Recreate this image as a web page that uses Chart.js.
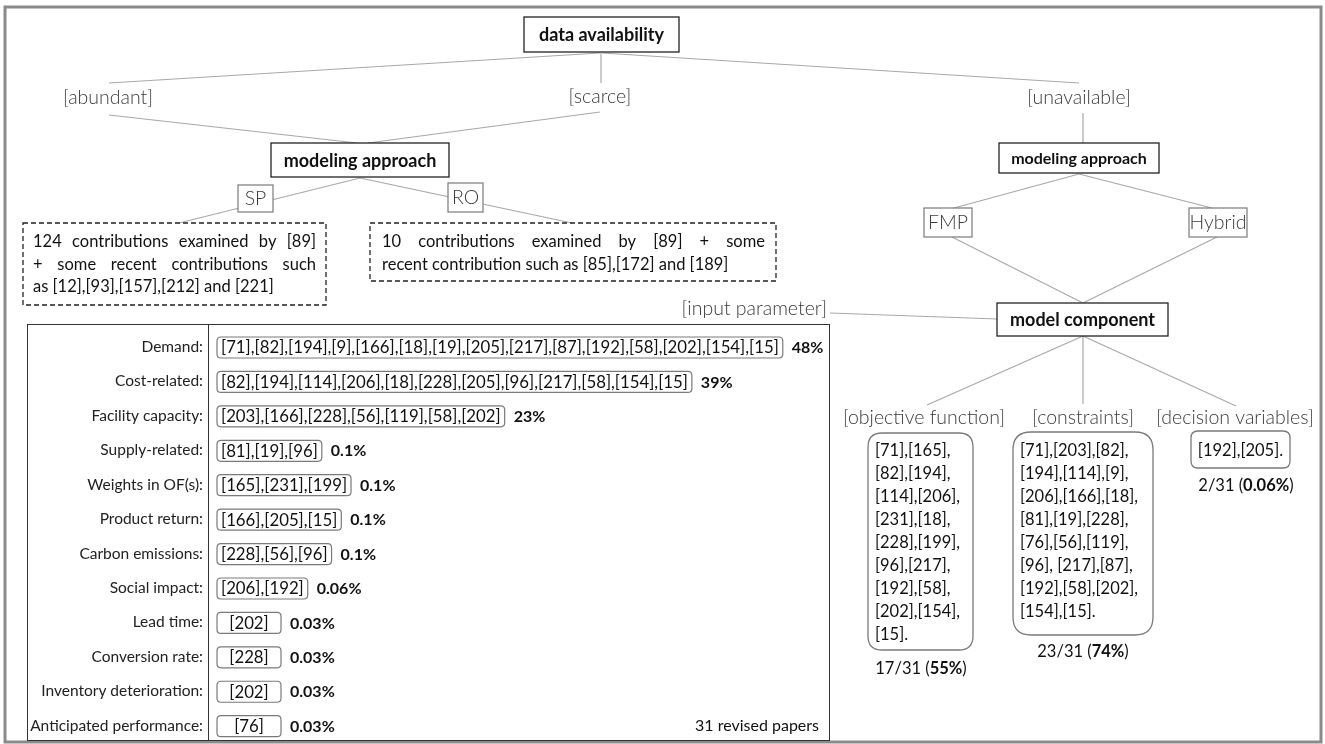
<!DOCTYPE html>
<html>
<head>
<meta charset="utf-8">
<title>data availability - modeling approach - model component</title>
<script src="https://cdn.jsdelivr.net/npm/chart.js@4.4.1/dist/chart.umd.min.js"></script>
<style>
  html, body { margin: 0; padding: 0; background: #fff; }
  #wrap { position: relative; width: 1325px; height: 744px; overflow: hidden; }
  #tree { position: absolute; left: 0; top: 0; }
  #tableBox { position: absolute; left: 27px; top: 324px; width: 801px; height: 415px;
              border: 1px solid #333; background: #fff; }
  #params { display: block; }
</style>
</head>
<body>
<div id="wrap">
  <canvas id="tree" width="1325" height="744"></canvas>
  <div id="tableBox"><canvas id="params" width="801" height="415"></canvas></div>
</div>
<script>
// ---- data ----
const rootLabel = "data availability";
const availability = ["[abundant]", "[scarce]", "[unavailable]"];
const approachLabel = "modeling approach";
const approachesWithData = ["SP", "RO"];
const approachesNoData = ["FMP", "Hybrid"];
const spLines = [
     "124 contributions examined by [89]",
     "+ some recent contributions such",
     "as [12],[93],[157],[212] and [221]"
];
const roLines = [
     "10 contributions examined by [89] + some",
     "recent contribution such as [85],[172] and [189]"
];
const componentLabel = "model component";
const inputParamLabel = "[input parameter]";
const componentTypes = ["[objective function]", "[constraints]", "[decision variables]"];
const objectiveRefs = ["[71],[165],", "[82],[194],", "[114],[206],", "[231],[18],", "[228],[199],",
     "[96],[217],", "[192],[58],", "[202],[154],", "[15]."];
const constraintRefs = ["[71],[203],[82],", "[194],[114],[9],", "[206],[166],[18],", "[81],[19],[228],",
     "[76],[56],[119],", "[96], [217],[87],", "[192],[58],[202],", "[154],[15]."];
const decisionRefs = ["[192],[205]."];
const componentCounts = [17, 23, 2];
const componentShares = ["55%", "74%", "0.06%"];
const totalPapers = 31;

const paramNames = ["Demand:", "Cost-related:", "Facility capacity:", "Supply-related:", "Weights in OF(s):",
     "Product return:", "Carbon emissions:", "Social impact:", "Lead time:", "Conversion rate:",
     "Inventory deterioration:", "Anticipated performance:"];
const paramRefs = [
     "[71],[82],[194],[9],[166],[18],[19],[205],[217],[87],[192],[58],[202],[154],[15]",
     "[82],[194],[114],[206],[18],[228],[205],[96],[217],[58],[154],[15]",
     "[203],[166],[228],[56],[119],[58],[202]",
     "[81],[19],[96]",
     "[165],[231],[199]",
     "[166],[205],[15]",
     "[228],[56],[96]",
     "[206],[192]",
     "[202]",
     "[228]",
     "[202]",
     "[76]"
];
const paramShares = [48, 39, 23, 0.1, 0.1, 0.1, 0.1, 0.06, 0.03, 0.03, 0.03, 0.03];

// ---- layout (diagram node positions, in page pixels) ----
const FONT = "Lato";
const HAND = "300 19.5px " + FONT;
const lineColor = "#a8a8a8";
const nodeBoxes = {
     root: [524, 17, 679, 52],
     approachL: [271, 143, 449, 177],
     approachR: [999, 143, 1159, 173],
     component: [997, 303, 1168, 336]
};
const smallBoxes = [[238, 185, 273, 212], [448, 183, 483, 212], [924, 208, 972, 237], [1189, 208, 1247, 237]];
const dashedBoxes = [[23, 223, 326, 305], [370, 223, 776, 281]];
const edges = [
     [600, 53, 109, 83], [601, 53, 601, 83], [602, 53, 1079, 83],
     [109, 115, 357, 143], [600, 112, 368, 143],
     [360, 178, 179, 223], [360, 178, 572, 223],
     [1083, 113, 1083, 143], [1079, 174, 954, 208], [1079, 174, 1212, 208],
     [952, 237, 1083, 303], [1217, 237, 1083, 303],
     [830, 313, 997, 319],
     [1083, 336, 927, 405], [1083, 336, 1083, 404], [1083, 336, 1236, 406]
];

function roundRect(ctx, x, y, w, h, r) {
     ctx.beginPath();
     ctx.moveTo(x + r, y);
     ctx.lineTo(x + w - r, y);
     ctx.quadraticCurveTo(x + w, y, x + w, y + r);
     ctx.lineTo(x + w, y + h - r);
     ctx.quadraticCurveTo(x + w, y + h, x + w - r, y + h);
     ctx.lineTo(x + r, y + h);
     ctx.quadraticCurveTo(x, y + h, x, y + h - r);
     ctx.lineTo(x, y + r);
     ctx.quadraticCurveTo(x, y, x + r, y);
     ctx.closePath();
}

function drawRuns(ctx, runs, cx, y) {
     let total = 0;
     runs.forEach(r => { ctx.font = r[1]; total += ctx.measureText(r[0]).width; });
     let x = cx - total / 2;
     ctx.textAlign = "left";
     runs.forEach(r => {
          ctx.font = r[1];
          ctx.fillText(r[0], x, y);
          x += ctx.measureText(r[0]).width;
     });
}

function justifyLine(ctx, line, x1, x2, y, last) {
     if (last) {
          ctx.textAlign = "left";
          ctx.fillText(line, x1, y);
          return;
     }
     const words = line.split(" ");
     let sum = 0;
     words.forEach(w => sum += ctx.measureText(w).width);
     const gap = (x2 - x1 - sum) / (words.length - 1);
     let x = x1;
     ctx.textAlign = "left";
     words.forEach(w => {
          ctx.fillText(w, x, y);
          x += ctx.measureText(w).width + gap;
     });
}

const treePlugin = {
     id: "tree",
     afterDraw(chart) {
          const ctx = chart.ctx;
          const X = v => chart.scales.x.getPixelForValue(v);
          const Y = v => chart.scales.y.getPixelForValue(v);
          const rect = b => [X(b[0]), Y(b[1]), X(b[2]) - X(b[0]), Y(b[3]) - Y(b[1])];
          ctx.save();
          ctx.textBaseline = "middle";

          // outer frame
          ctx.strokeStyle = "#8a8a8a";
          ctx.lineWidth = 3;
          ctx.strokeRect(X(5), Y(7), X(1321) - X(5), Y(742) - Y(7));

          // edges
          ctx.strokeStyle = lineColor;
          ctx.lineWidth = 1.2;
          edges.forEach(e => {
               ctx.beginPath();
               ctx.moveTo(X(e[0]), Y(e[1]));
               ctx.lineTo(X(e[2]), Y(e[3]));
               ctx.stroke();
          });

          // bold boxes
          const bold = [
               [nodeBoxes.root, rootLabel, "bold 18px "],
               [nodeBoxes.approachL, approachLabel, "bold 18px "],
               [nodeBoxes.approachR, approachLabel, "bold 16px "],
               [nodeBoxes.component, componentLabel, "bold 18px "]
          ];
          bold.forEach(b => {
               const r = rect(b[0]);
               ctx.fillStyle = "#fff";
               ctx.fillRect(r[0], r[1], r[2], r[3]);
               ctx.strokeStyle = "#222";
               ctx.lineWidth = 1.3;
               ctx.strokeRect(r[0], r[1], r[2], r[3]);
               ctx.fillStyle = "#111";
               ctx.font = b[2] + FONT;
               ctx.textAlign = "center";
               ctx.fillText(b[1], r[0] + r[2] / 2, r[1] + r[3] / 2 + 1);
          });

          // small approach boxes
          const approaches = approachesWithData.concat(approachesNoData);
          smallBoxes.forEach((b, i) => {
               const r = rect(b);
               ctx.fillStyle = "#fff";
               ctx.fillRect(r[0], r[1], r[2], r[3]);
               ctx.strokeStyle = "#7a7a7a";
               ctx.lineWidth = 1.2;
               ctx.strokeRect(r[0], r[1], r[2], r[3]);
               ctx.fillStyle = "#3a3a3a";
               ctx.font = HAND;
               ctx.textAlign = "center";
               ctx.fillText(approaches[i], r[0] + r[2] / 2, r[1] + r[3] / 2);
          });

          // handwritten branch labels
          ctx.fillStyle = "#3a3a3a";
          ctx.font = HAND;
          ctx.textAlign = "center";
          [[108, 98], [600, 97], [1079, 98]].forEach((p, i) => ctx.fillText(availability[i], X(p[0]), Y(p[1])));
          [[924, 418], [1083, 418], [1235, 418]].forEach((p, i) => ctx.fillText(componentTypes[i], X(p[0]), Y(p[1])));
          ctx.textAlign = "right";
          ctx.fillText(inputParamLabel, X(827), Y(309));

          // dashed paragraphs
          ctx.setLineDash([5, 3]);
          ctx.strokeStyle = "#222";
          ctx.lineWidth = 1.3;
          dashedBoxes.forEach(b => {
               const r = rect(b);
               ctx.strokeRect(r[0], r[1], r[2], r[3]);
          });
          ctx.setLineDash([]);
          ctx.fillStyle = "#111";
          ctx.font = "16.5px " + FONT;
          spLines.forEach((l, i) => justifyLine(ctx, l, X(33), X(316), Y(242 + i * 22.5), i === spLines.length - 1));
          roLines.forEach((l, i) => justifyLine(ctx, l, X(382), X(765), Y(242 + i * 22.5), i === roLines.length - 1));

          // component reference boxes
          const compBoxes = [[868, 433, 973, 650, 14], [1013, 432, 1153, 635, 18], [1191, 431, 1290, 468, 7]];
          const compRefs = [objectiveRefs, constraintRefs, decisionRefs];
          compBoxes.forEach((b, i) => {
               const r = rect(b);
               ctx.strokeStyle = "#7a7a7a";
               ctx.lineWidth = 1.3;
               roundRect(ctx, r[0], r[1], r[2], r[3], b[4]);
               ctx.stroke();
               ctx.fillStyle = "#111";
               ctx.font = "16.5px " + FONT;
               compRefs[i].forEach((t, j) => {
                    if (compRefs[i].length === 1) {
                         ctx.textAlign = "center";
                         ctx.fillText(t, r[0] + r[2] / 2, Y(451));
                    } else {
                         ctx.textAlign = "left";
                         ctx.fillText(t, r[0] + 7, Y(451 + j * 23));
                    }
               });
          });
          // counts under the boxes
          const countPos = [[921, 669], [1083, 652], [1246, 486]];
          countPos.forEach((p, i) => {
               drawRuns(ctx, [
                    [componentCounts[i] + "/" + totalPapers + " (", "16.5px " + FONT],
                    [componentShares[i], "bold 16.5px " + FONT],
                    [")", "16.5px " + FONT]
               ], X(p[0]), Y(p[1]));
          });
          ctx.restore();
     }
};

new Chart(document.getElementById("tree"), {
     type: "scatter",
     data: { datasets: [] },
     options: {
          responsive: false,
          animation: false,
          layout: { padding: 0 },
          plugins: { legend: { display: false }, tooltip: { enabled: false } },
          scales: {
               x: { type: "linear", display: false, min: 0, max: 1325 },
               y: { type: "linear", display: false, min: 0, max: 744, reverse: true }
          }
     },
     plugins: [treePlugin]
});

// ---- input parameter table ----
const paramPlugin = {
     id: "paramBoxes",
     afterDraw(chart) {
          const ctx = chart.ctx;
          const ys = chart.scales.y;
          const divX = ys.right;
          ctx.save();
          ctx.strokeStyle = "#333";
          ctx.lineWidth = 1;
          ctx.beginPath();
          ctx.moveTo(divX + 0.5, 0);
          ctx.lineTo(divX + 0.5, chart.height);
          ctx.stroke();
          ctx.textBaseline = "middle";
          paramRefs.forEach((refs, i) => {
               const y = ys.getPixelForValue(i);
               ctx.font = "16.8px " + FONT;
               const w = Math.max(ctx.measureText(refs).width + 8, 64);
               const x0 = divX + 9;
               ctx.strokeStyle = "#7a7a7a";
               ctx.lineWidth = 1.2;
               roundRect(ctx, x0, y - 10, w, 21, 4);
               ctx.stroke();
               ctx.fillStyle = "#111";
               ctx.textAlign = "center";
               ctx.fillText(refs, x0 + w / 2, y + 1);
               ctx.font = "bold 16px " + FONT;
               ctx.textAlign = "left";
               ctx.fillText(paramShares[i] + "%", x0 + w + 9, y + 1);
          });
          ctx.font = "16px " + FONT;
          ctx.textAlign = "right";
          ctx.fillText(totalPapers + " revised papers", chart.width - 10, ys.getPixelForValue(paramNames.length - 1));
          ctx.restore();
     }
};

new Chart(document.getElementById("params"), {
     type: "bar",
     data: {
          labels: paramNames,
          datasets: [{ data: paramShares, backgroundColor: "rgba(0,0,0,0)", borderWidth: 0 }]
     },
     options: {
          indexAxis: "y",
          responsive: false,
          animation: false,
          layout: { padding: { top: 22, bottom: 12, left: 0, right: 0 } },
          plugins: { legend: { display: false }, tooltip: { enabled: false } },
          scales: {
               x: { display: false, min: 0, max: 100 },
               y: {
                    offset: false,
                    grid: { display: false, drawTicks: false },
                    border: { display: false },
                    ticks: { color: "#222", font: { family: FONT, size: 15.5 }, padding: 5, autoSkip: false },
                    afterFit(scale) { scale.width = 180; }
               }
          }
     },
     plugins: [paramPlugin]
});
</script>
</body>
</html>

■ **Your task**:
Write out again, exactly, the lines from the start of the listing up to the line containing "const totalPapers = 31;", with both ends and without pictures.

■ **Answer for this exercise**:
Recreate this image as a web page that uses Chart.js.
<!DOCTYPE html>
<html>
<head>
<meta charset="utf-8">
<title>data availability - modeling approach - model component</title>
<script src="https://cdn.jsdelivr.net/npm/chart.js@4.4.1/dist/chart.umd.min.js"></script>
<style>
  html, body { margin: 0; padding: 0; background: #fff; }
  #wrap { position: relative; width: 1325px; height: 744px; overflow: hidden; }
  #tree { position: absolute; left: 0; top: 0; }
  #tableBox { position: absolute; left: 27px; top: 324px; width: 801px; height: 415px;
              border: 1px solid #333; background: #fff; }
  #params { display: block; }
</style>
</head>
<body>
<div id="wrap">
  <canvas id="tree" width="1325" height="744"></canvas>
  <div id="tableBox"><canvas id="params" width="801" height="415"></canvas></div>
</div>
<script>
// ---- data ----
const rootLabel = "data availability";
const availability = ["[abundant]", "[scarce]", "[unavailable]"];
const approachLabel = "modeling approach";
const approachesWithData = ["SP", "RO"];
const approachesNoData = ["FMP", "Hybrid"];
const spLines = [
     "124 contributions examined by [89]",
     "+ some recent contributions such",
     "as [12],[93],[157],[212] and [221]"
];
const roLines = [
     "10 contributions examined by [89] + some",
     "recent contribution such as [85],[172] and [189]"
];
const componentLabel = "model component";
const inputParamLabel = "[input parameter]";
const componentTypes = ["[objective function]", "[constraints]", "[decision variables]"];
const objectiveRefs = ["[71],[165],", "[82],[194],", "[114],[206],", "[231],[18],", "[228],[199],",
     "[96],[217],", "[192],[58],", "[202],[154],", "[15]."];
const constraintRefs = ["[71],[203],[82],", "[194],[114],[9],", "[206],[166],[18],", "[81],[19],[228],",
     "[76],[56],[119],", "[96], [217],[87],", "[192],[58],[202],", "[154],[15]."];
const decisionRefs = ["[192],[205]."];
const componentCounts = [17, 23, 2];
const componentShares = ["55%", "74%", "0.06%"];
const totalPapers = 31;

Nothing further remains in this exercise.